The Backdoor That Nearly Compromised the Internet

The Foundations: we take for granted

  • The modern internet runs on hundreds of millions of servers.
  • Over 70% of web servers globally run on Linux, more than 1.8 billion websites are hosted on Linux-based servers.
  • The Linux operating system is structured in layers, comprising the Kernel (core hardware management), System Libraries (user-space access to kernel functions), and System Utilities (specialised management tasks)
  • One such utility is XZ Utils, which provides compression and decompression through its core library – liblzma. They are included in many Linux distributions out of the box, are very popular with developers, and are used extensively throughout the Linux ecosystem.

What if the XZ Utils had a backdoor built in, and no one knew about it when they run their version of Linux? It’s like having a master key that can open every hotel room.

The Hack: a masterclass in supply-chain infiltration

It is now known as the “.xz hack”, a sophisticated supply-chain attack (CVE-2024-3094) discovered in March 2024, where a backdoor was inserted into the xz data compression library (versions 5.6.0 and 5.6.1).
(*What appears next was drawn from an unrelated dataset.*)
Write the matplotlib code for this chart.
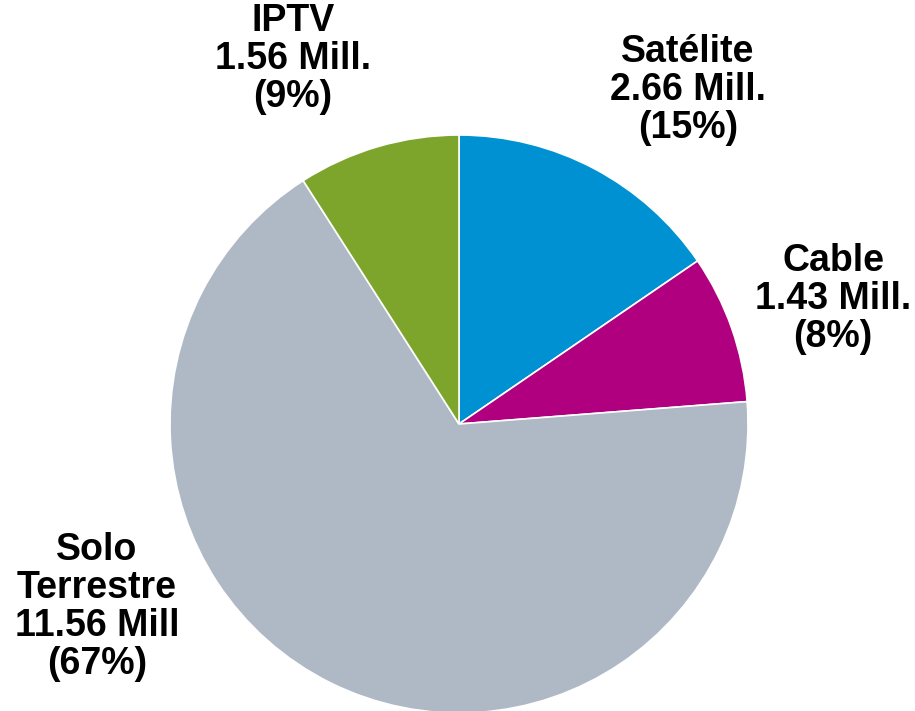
import matplotlib
matplotlib.use("Agg")
import matplotlib.pyplot as plt

categories = ["Satélite", "Cable", "Solo\nTerrestre", "IPTV"]
values = [2.66, 1.43, 11.56, 1.56]
value_labels = ["2.66 Mill.", "1.43 Mill.", "11.56 Mill", "1.56 Mill."]
pct_labels = ["(15%)", "(8%)", "(67%)", "(9%)"]
colors = ["#0091D2", "#B0007F", "#AFB9C5", "#7EA52B"]

plt.rcParams['font.family'] = ['Liberation Sans', 'DejaVu Sans']

fig = plt.figure(figsize=(9.15, 7.11), dpi=100)
ax = fig.add_axes([0, 0, 1, 1])

ax.pie(values, colors=colors, startangle=90, counterclock=False,
       center=(459, 711 - 424), radius=289,
       wedgeprops=dict(edgecolor='white', linewidth=1.2), frame=True)
ax.set_xlim(0, 915)
ax.set_ylim(0, 711)
ax.set_aspect('equal')
ax.axis('off')

label_pos = [(688, 711 - 90), (833, 711 - 299), (97, 711 - 607), (293, 711 - 59)]
for cat, vl, pl, (x, y) in zip(categories, value_labels, pct_labels, label_pos):
    ax.text(x, y, f"{cat}\n{vl}\n{pl}", ha='center', va='center',
            fontsize=27, fontweight='bold', color='black', linespacing=1.08)

fig.savefig("out.png", dpi=100)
It targeted Linux systems by compromising the liblzma library, allowing unauthorised remote access via OpenSSH.

The attacker gained the maintainer trust over two years, and gained the co-maintainer rights to inject malicious code into the legitimate xz utils software.

It seems that as part of the effort to gain these permissions, the attacker used an interesting form of social engineering: They used fake accounts to send myriad feature requests and complaints about bugs to pressure the original maintainer, eventually causing the need to add another maintainer to the repository. After contributing to the code for approximately two years, in 2023 the attacker introduced a few changes to XZ Utils that were included as part of release 5.6.0. Among these changes was a sophisticated backdoor.

The Discovery: a 500ms clue

Software developer Andres Freund discovered the backdoor while investigating slow SSH logins, a 500 ms latency issue that was introduced after a software update, Andres was able to trace the issue back to the XZ package and ultimately identify the backdoor.

This backdoor almost became one of the most significant intrusion enablers ever — one that would have dwarfed the SolarWinds backdoor. The attackers were almost able to gain immediate access to any Linux machine running an infected distro, which includes Fedora, Ubuntu, and Debian. The backdoor already in the packages released in testing and development environments, almost made to the releases for main production globally.

The Lessons: beyond the basics

This hack obviously raises a lot of concerns. We got lucky. If this backdoor was not detected by a curious engineer, how long would it have remained active? What would happen if the back door made to the production release? The hacker would have the master key to access all affected Linux servers, simply disable all web servers, destroying the internet as we know it.

The hacker(or a team of hackers) showed incredible patience, sophistications and persistence, well played a social engineering tactic against the maintainer who is merely an enthusiastic volunteer, created a great tool for the world to use, but lacking energy and money to maintain it in long term.

The hack reveals deeper systemic lessons for tech leaders, security teams, and the open-source community.

  • Trust is an attack surface. We often regard contributor trust as a social metric, however it should be regarded as a security boundary. Long-term infiltration attacks are becoming more common because they:
    • Avoid security detection systems
    • Exploit human burnout
    • Target governance weakness
  • Open-source maintainer burnout is a security risk. In this incident, the original maintainer was not negligent, he was just exhausted. When a single volunteer maintains a dependency embedded in millions of systems, that is not just a sustainability problem, it is a critical security issue. Open-source needs:
    • Financial backing for critical dependencies
    • Shared stewardship models
  • Open-source supply chain security must move upstream. Security reviews often focus on application code, runtime vulnerabilities and network exposure. But modern attacks shifting upstream, targeting build systems, package pipelines, dependency graphs and maintainer access controls as demonstrated in the hack.
  • Social engineering has evolved. The hack wasn’t a simple phishing. It was a multi-year campaign focused on reputation farming, identity shaping and psychological pressure. That’s a new frontier of open-source exploitation. Security governance framework needs to avoid single-maintainer bottlenecks, and requiring transparent identity verification for privileged roles.
  • Observability is key. The hack was caught because a curious engineer noticed a 500ms latency. Security risk is often discovered in unexpected telemetry.

Final Thought

Linux and open-source remain among the most secure and innovative foundations in computing history. But this hack was a wake-up call. It reminds us that the most dangerous security risks – backdoors, they aren’t forced open. They’re invited in — slowly, patiently, and politely.